NIST's analysis highlights familiar security problems in a new form. Respondents emphasized weaknesses around identity and access management, authorization, tool permissions, data protection, monitoring, and human oversight. In other words, AI agent security is starting to look less like a standalone model problem and more like a compound control-plane problem. Once an agent can invoke tools, operate across systems, and act on behalf of a user or service, weak scoping and poor observability become the path to real incidents.

That framing lines up with NIST's broader 2026 work on agent evaluation and identity. Its agentic AI evaluation probe effort is centered on producing machine-readable records of what an agent saw, used, and decided. Separately, NIST's concept work on AI agent identity and authorization argues that agents need distinct identities, bounded permissions, and clearer trust relationships instead of inheriting broad, ambiguous access. Taken together, those efforts point to a practical baseline: if a team cannot inventory an agent, constrain its permissions, and reconstruct its actions, it is not ready to treat that agent as production infrastructure.

The immediate security takeaway is that organizations should stop waiting for a single definitive AI security framework to arrive fully formed. NIST's latest analysis suggests the priority now is adapting proven security disciplines to agent workflows: least privilege for tool use, separate credentials for agents, approval gates for high-impact actions, logging that captures evidence chains, and response playbooks that assume agents can make fast multi-step mistakes. Those are not exotic controls, but AI systems amplify the cost of getting them wrong.

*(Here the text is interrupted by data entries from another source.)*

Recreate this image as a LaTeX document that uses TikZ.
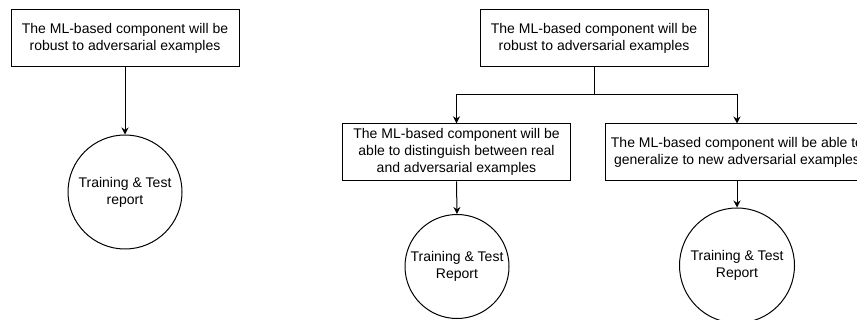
\documentclass[tikz,border=0pt]{standalone}
\usepackage{fontspec}
\setmainfont{Liberation Sans}
\usetikzlibrary{arrows.meta}
\begin{document}
\begin{tikzpicture}[x=1pt,y=-1pt,
  every node/.style={font=\fontsize{14}{17}\selectfont, align=center, inner sep=0pt, line width=1pt},
  goalbox/.style={draw, rectangle, minimum width=228pt, minimum height=57pt},
  report/.style={draw, circle},
  conn/.style={line width=1pt},
  arr/.style={conn, -{Stealth[length=7pt,width=7pt]}}]
\useasboundingbox (0,0) rectangle (857,320);
\clip (0,0) rectangle (857,320);
\fill[white] (0,0) rectangle (857,320);
% left diagram
\node[goalbox] (g1) at (125,38) {The ML-based component will be\\robust to adversarial examples};
\node[report, minimum size=114pt] (r1) at (125,192) {Training \& Test\\report};
\draw[arr] (g1.south) -- (r1.north);
% right diagram
\node[goalbox] (g2) at (594,38) {The ML-based component will be\\robust to adversarial examples};
\node[goalbox] (g3) at (456.5,152.3) {The ML-based component will be\\able to distinguish between real\\and adversarial examples};
\node[goalbox, minimum width=264pt] (g4) at (737,152.5) {The ML-based component will be able to\\generalize to new adversarial examples};
\node[report, minimum size=104pt] (r3) at (457,266.5) {Training \& Test\\Report};
\node[report, minimum size=115pt] (r4) at (737,265.5) {Training \& Test\\Report};
\coordinate (split) at (594,94.5);
\draw[conn] (g2.south) -- (split);
\draw[arr] (split) -| (g3.north);
\draw[arr] (split) -| (g4.north);
\draw[arr] (g3.south) -- (r3.north);
\draw[arr] (g4.south) -- (r4.north);
\end{tikzpicture}
\end{document}
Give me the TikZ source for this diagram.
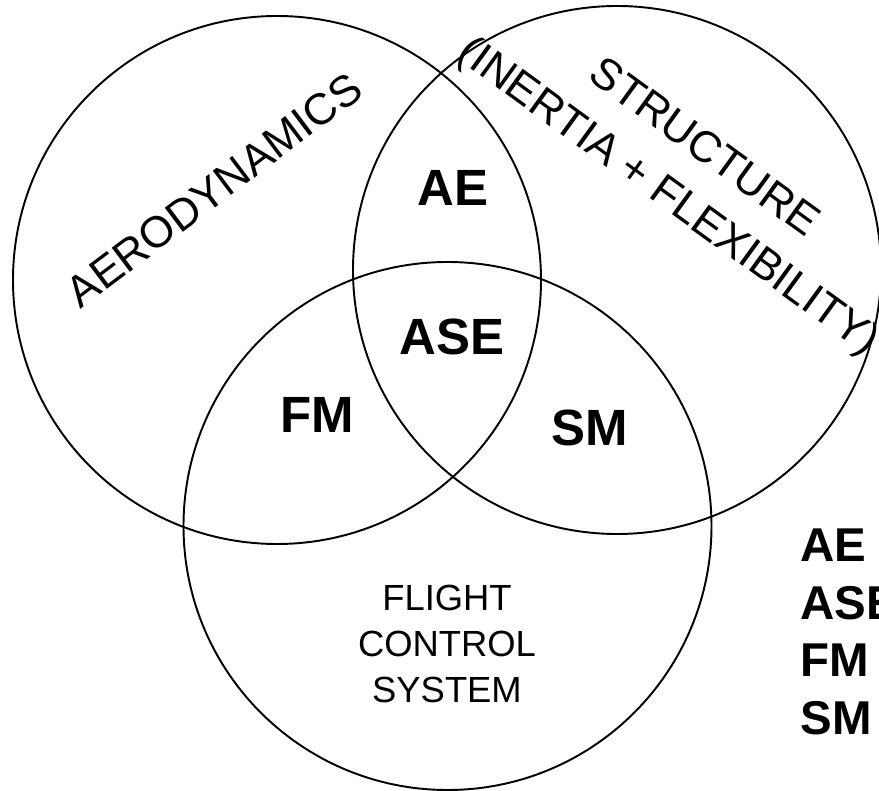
\documentclass[tikz,border=0pt]{standalone}
\usepackage{fontspec}
\setmainfont{Liberation Sans}
\usepackage{tikz}
\usetikzlibrary{shapes.geometric, positioning}

\begin{document}
\begin{tikzpicture}[
  ring/.style={draw, circle, line width=1.1pt, minimum size=10.56cm, inner sep=0pt},
  field/.style={font=\fontsize{25}{34}\selectfont, align=center, inner sep=0pt},
  fcs/.style={font=\fontsize{20.7}{26}\selectfont, align=center, inner sep=0pt},
  overlap/.style={font=\fontsize{29}{34}\selectfont\bfseries, inner sep=0pt},
  legend/.style={font=\fontsize{27}{32.7}\selectfont\bfseries, align=left, inner sep=0pt}
]
\useasboundingbox (0,0) rectangle (17.58,15.82);
\node[ring] (aero)   at (5.54,10.22) {};
\node[ring] (struct) at (12.34,10.42) {};
\node[ring] (flight) at (8.95,5.30)  {};
\node[field, rotate=37]  (aerolbl)   at (4.28,12.02)  {AERODYNAMICS};
\node[field, rotate=-36] (structlbl) at (13.70,12.34) {STRUCTURE\\(INERTIA + FLEXIBILITY)};
\node[fcs] (fcslbl) at (8.94,2.94) {FLIGHT\\CONTROL\\SYSTEM};
\node[overlap] (ae)  at (9.06,12.06) {AE};
\node[overlap] (ase) at (9.04,9.08)  {ASE};
\node[overlap] (fm)  at (6.34,7.52)  {FM};
\node[overlap] (sm)  at (11.80,7.26) {SM};
\node[legend, anchor=north west] (key) at (16.0,5.24) {AE\\ASE\\FM\\SM};
\end{tikzpicture}
\end{document}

For HackWednesday readers, the useful question is not whether an AI agent demo looks impressive. It is whether the deployment is governable under pressure. Can you prove which identities an agent used, which systems it touched, what data influenced its decision, and where human intervention was possible? NIST's May 18 report is timely because it suggests the next phase of AI security maturity will be won by teams that operationalize identity, authorization, monitoring, and evaluation before agent adoption outpaces control.